Expecting more U.S. bank failures, FDIC expands Dallas office
Local banks aren't necessarily the focus of concern for the FDIC, which insures bank deposits and disposes of failed banks and their assets.
Rather, most of the employees in the FDIC division that handles bank failures across the nation are based in Dallas.
The FDIC announced plans earlier this year to add 140 employees to its Division of Resolutions and Receiverships.
Now it says it may add more than 230, with local staffing going from 164 at the beginning of this year to as many as 397.
The agency is even bringing back 69 retirees to help shoulder the burden.

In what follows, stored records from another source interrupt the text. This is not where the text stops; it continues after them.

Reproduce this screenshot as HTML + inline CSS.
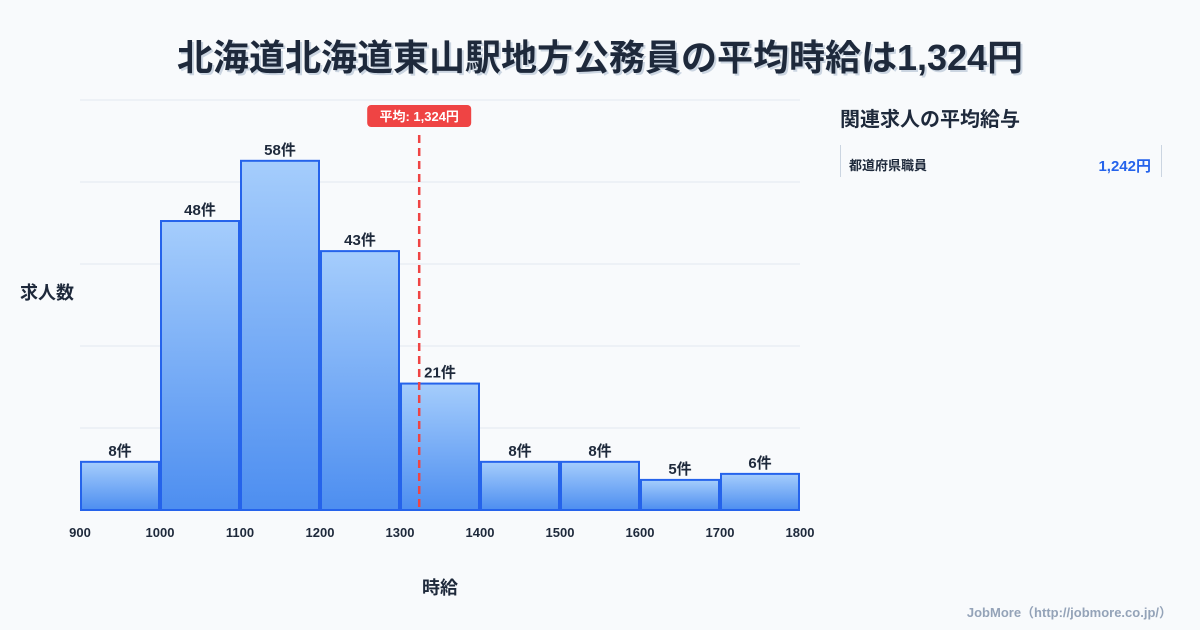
<!DOCTYPE html>
<html><head><meta charset="utf-8"><style>
body{margin:0;width:1200px;height:630px;background:#f8fafc;font-family:"Liberation Sans","Noto Sans CJK JP",sans-serif;overflow:hidden;position:relative;color:#1e293b}
.title{position:absolute;top:29px;left:0;width:1200px;text-align:center;font-size:36px;font-weight:bold;color:#1e293b;text-shadow:2px 2px 0 #cbd5e1}
.side-h{position:absolute;left:840px;top:103px;font-size:20px;font-weight:bold}
.card{position:absolute;left:840px;top:145px;width:320px;height:32px;border-left:1px solid #cbd5e1;border-right:1px solid #cbd5e1}
.card .n{position:absolute;left:8px;top:10px;font-size:13px;font-weight:bold}
.card .v{position:absolute;right:10px;top:10px;font-size:15px;font-weight:bold;color:#2563eb}
.foot{position:absolute;right:28px;top:602px;font-size:13px;font-weight:bold;color:#94a3b8}
</style></head><body>
<div class="title">北海道北海道東山駅地方公務員の平均時給は1,324円</div>
<div class="side-h">関連求人の平均給与</div>
<div class="card"><span class="n">都道府県職員</span><span class="v">1,242円</span></div>
<div class="foot">JobMore（http://jobmore.co.jp/）</div>
<svg id="chart" width="1200" height="630" style="position:absolute;left:0;top:0">
<defs><linearGradient id="g" x1="0" y1="0" x2="0" y2="1"><stop offset="0" stop-color="#a5cdfc"/><stop offset="1" stop-color="#4d8ef0"/></linearGradient></defs>
</svg>
<script>
const binStarts=[900,1000,1100,1200,1300,1400,1500,1600,1700];
const counts=[8,48,58,43,21,8,8,5,6];
const xTicks=[900,1000,1100,1200,1300,1400,1500,1600,1700,1800];
const avgWage=1324;
const svg=document.getElementById('chart');
const NS='http://www.w3.org/2000/svg';
const x=v=>80+(v-900)*0.8;
const yMax=68.1;
const y=v=>510-v/yMax*410;
function mk(t,a){const e=document.createElementNS(NS,t);for(const k in a)e.setAttribute(k,a[k]);svg.appendChild(e);return e;}
for(let i=0;i<5;i++){const g=mk('line',{x1:80,x2:800,y1:100+i*82,y2:100+i*82,stroke:'#e2e8f0','stroke-width':1});

}
binStarts.forEach((b,i)=>{
 const r=mk('rect',{x:x(b)+1,y:y(counts[i]),width:x(b+100)-x(b)-2,height:510-y(counts[i]),fill:'url(#g)',stroke:'#2563eb','stroke-width':2});
 
 
 const t=mk('text',{x:x(b+50),y:y(counts[i])-6,'text-anchor':'middle','font-size':15,'font-weight':'bold',fill:'#1e293b'});
 t.textContent=counts[i]+'件';
 
 
});
xTicks.forEach(v=>{const t=mk('text',{x:x(v),y:537,'text-anchor':'middle','font-size':13,'font-weight':'bold',fill:'#1e293b'});t.textContent=v;

});
const ax=x(avgWage);
const dl=mk('line',{x1:ax,x2:ax,y1:135,y2:510,stroke:'#ef4444','stroke-width':2.5,'stroke-dasharray':'8,5'});


const bg=mk('rect',{x:ax-52,y:105,width:104,height:22,rx:4,fill:'#ef4444'});


const at=mk('text',{x:ax,y:121,'text-anchor':'middle','font-size':13,'font-weight':'bold',fill:'#fff'});
at.textContent='平均: 1,324円';


const yt=mk('text',{x:20,y:299,'font-size':18,'font-weight':'bold',fill:'#1e293b'});yt.textContent='求人数';


const xt=mk('text',{x:440,y:594,'text-anchor':'middle','font-size':18,'font-weight':'bold',fill:'#1e293b'});xt.textContent='時給';


</script>
</body></html>
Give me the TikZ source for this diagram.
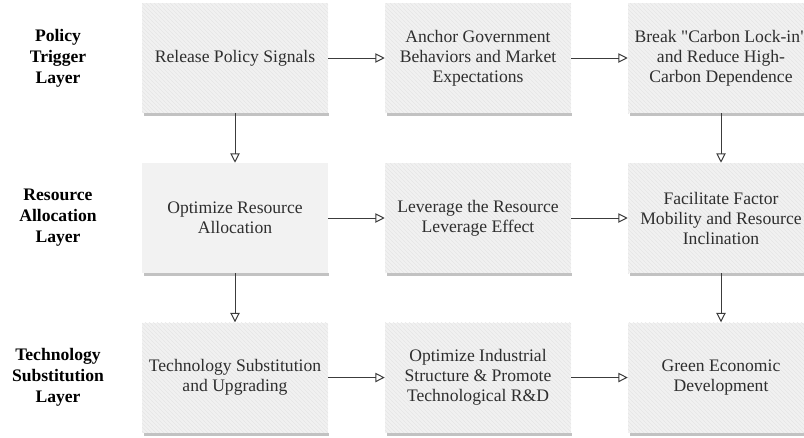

"With the added workload that we've experienced, we've been expanding," said Ronald Bieker, deputy director of resolutions and receiverships in Dallas.
"We're getting a few floors to accommodate the people we expect to bring on board," he said, referring to the FDIC's offices downtown.
Nine U.S. banks have failed this year, compared with three last year and none in 2005 and 2006, according to the FDIC.
Last month's failure of Pasadena, Calif.-based IndyMac Bank, with $32 billion in assets, was the largest bank failure since the savings and loan crisis in the late 1980s and early '90s.
Earlier this week, the FDIC said there were 117 banks on its "problem list" at the end of June, compared with 90 at the end of March.
Many analysts expect more failures. Gerard Cassidy, a bank analyst at Canadian investment bank RBC Capital Markets, said last month that "upwards of 300 banks could fail" in the next three years.
That would mean still more work for the FDIC's bank failure experts in Dallas.
"The fact of the matter is that banks do fail," said FDIC spokesman Andrew Gray.
"We do our best to plan for scenarios, but we're in an uncertain economic environment, and more failures are likely this year."
While there is no guarantee Texas banks won't be among the casualties of the downturn, the state's banking system is considered stronger than those of many other regions, banking officials say.
The additional FDIC employees here are expected to do everything from managing bank failures to marketing the assets of failed banks to fielding calls from depositors.
The FDIC plans to add 125,000 square feet to the 185,000 square feet it already has in Energy Plaza at 1601 Bryan St.
The building is also home to Energy Future Holdings Corp., the company formerly known as TXU Corp.